Sensor: Taking a photo is the best way to check the quality of the sensor. If any specks, scratches or black rectangles appear in it, it may be dirty or there could be “dead pixels” (areas where the image doesn’t display) and these should be considered when negotiating the price.
LCD Screen: Look for scratches and dead pixels again (but dead pixels on an LCD screen won’t appear in the final image like they do when they are on the sensor). Most camera enthusiasts purchase screen protectors for their LCD screens anyway so this isn’t a very common problem.
Lens mount: Make sure that you can easily take a lens out and put it back on. Amateur camera users tend to force the lens into a mount which can causes dents and bends on the surface.
Battery: Check to make sure that the battery is the same brand as the camera and has not been replaced with a generic one.
Lenses: With lenses it’s a bit trickier because looks can be deceiving. A lens body that looks flawless can still have fungus, scratches and dust on the inside. Remember to shine some light on the lens (your smartphone flashlight should do the trick) to check for any damage before buying it. After checking them for physical defects pop the lens onto your camera and check its auto-focus capabilities. A tell-tale sign of wear and tear is when a lens isn’t able to focus well, and one that takes too long to focus has usually been dropped previously or at best, needs to be cleaned.
Flash: An external flash may not be an immediate necessity for some photographers which is why this is a really common item to buy secondhand. You should check camera compatibility, because there are a lot of external flashes that are made by non-camera brands. See if you can find the manual online and check if the flash works with your camera. The transparent glass that the light shines through should be clear and not yellow, and the battery compartment should lock well and not be showing signs of rust. Finally, the flash bulbs should be in good working order as they could be hard to replace (depending on the brand of the flash).
Film cameras: I am an avid collector of film cameras, but have experienced a lot of disappointment after buying old cameras thinking that I can easily have them restored back to working condition. It’s always better to buy cameras that actually work to save you time and money. Make sure that all the moving parts actually work because film cameras are extremely hard to repair and find replacements for. Check the lenses for damage but be more forgiving with dust and scratches especially if the camera you’re buying is really old. The vintage look that old lenses provide is part of their charm - and if you love to shoot with film, you probably like this look anyway.
3. Join camera groups in your city
The credibility of the source is really important when buying secondhand photography equipment. I am a part of a closed Facebook group called Photography Traders. This is crucial because of two aspects: the first is that the moderator vets all group members before being allowed to join (no commercial sales and advertising) and the second is that people who join these groups are photography enthusiasts and collectors, who more than likely take very good care of their equipment.
4. Be safe
Ideally, you should always ask to see equipment before you transfer or hand over any money, but always meet the seller in a public place and try to bring someone with you if possible. Don’t take cash with you. Take your time testing out the gear and don’t be pressured to have to buy it if you’re not satisfied.

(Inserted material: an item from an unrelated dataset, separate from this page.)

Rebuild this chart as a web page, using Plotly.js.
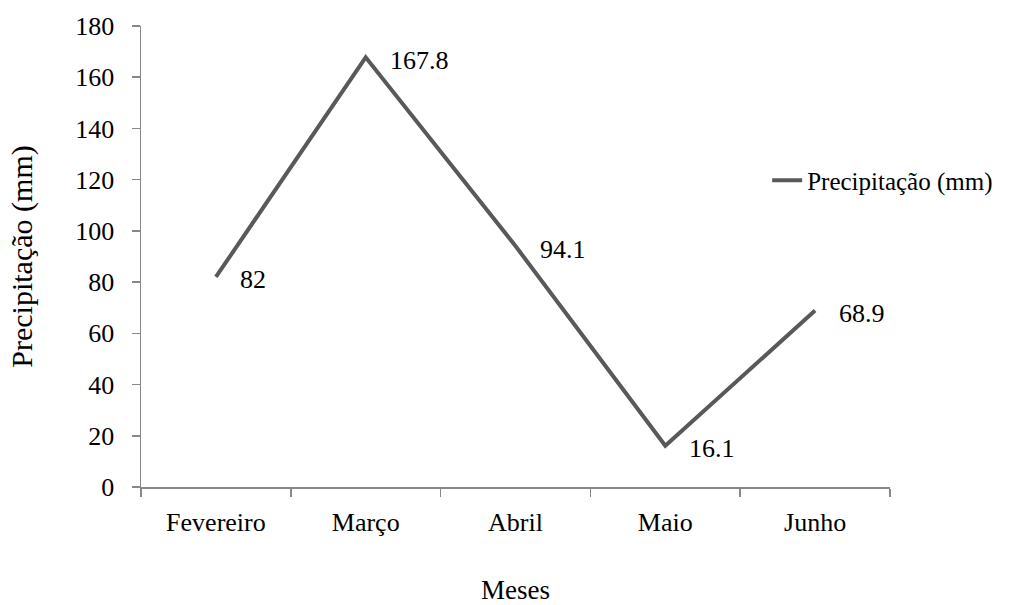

If it feels wrong, just walk away…there will be other deals in the future.
If you’re buying online, and see a good deal on eBay or Amazon, check the seller’s rating to see how other people who have bought from them have reviewed them, and make sure they are easily contactable if you are not satisfied with your purchase. The seller should be able to tell you the shutter count (the number of times the shutter button has been pressed), and the shutter count should be very low if the seller promises the equipment is “hardly used” or “almost brand new”. Beware of anyone with a fake looking profile or someone who wants to sell quickly and asks for cash only, as they may be trying to offload stolen equipment.